Das Problem kennt auch Hausbootbewohner Doetsch. Bis zu einem gewissen Grad kann er deshalb das Anliegen von Senat und Polizei sogar nachvollziehen. »Sie wollen gegen Objekte vorgehen, die stillgelegt und zurückgelassen wurden, sogenannte Schrottboote«, sagt er. Auch die Bewohner*innen und Aktiven in der Bucht wünschen sich das. »Die neue Verordnung trifft aber ganz klar die Falschen.«

Doetsch hofft, dass die Hausbootbewohner vor Gericht Erfolg haben und sich die Situation in der Rummelsburger Bucht wieder entspannt. »Wir wollen uns mit allen zusammen an den Tisch setzen und Lösungen finden.« Der Verein Spreepublik habe seit vergangenem Sommer viele Veranstaltungen und Informationsstände in der Bucht organisiert und sei vor allem mit den benachbarten Landbewohner*innen ins Gespräch gekommen. Man verstehe sich mittlerweile besser, sagt Doetsch.
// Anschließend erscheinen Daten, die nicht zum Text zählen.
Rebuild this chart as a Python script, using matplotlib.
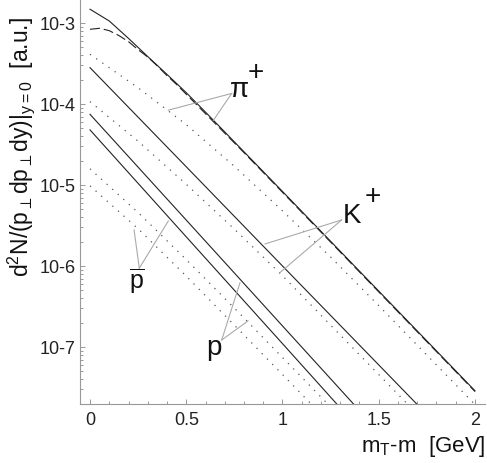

Auch für soziale Probleme auf dem Wasser überlegt sich die Buchtgemeinschaft Lösungen: Man wolle etwa versuchen, Sozialarbeit auf den See zu holen, sagt Doetsch. »Es gibt auch Menschen mit Alkohol- oder Drogensucht auf den Booten.« Das komme beispielsweise daher, dass obdachlose Menschen keine Wohnung in Berlin finden, dafür aber ein Boot, und deshalb aus der Not heraus nun auf dem Rummelsburger See wohnen. »Die Menschen brauchen Unterstützung und nicht Vertreibung«, sagt Doetsch. Ein komplettes Ankerverbot auf dem See wollen die Wasserbewohner*innen also unbedingt verhindern.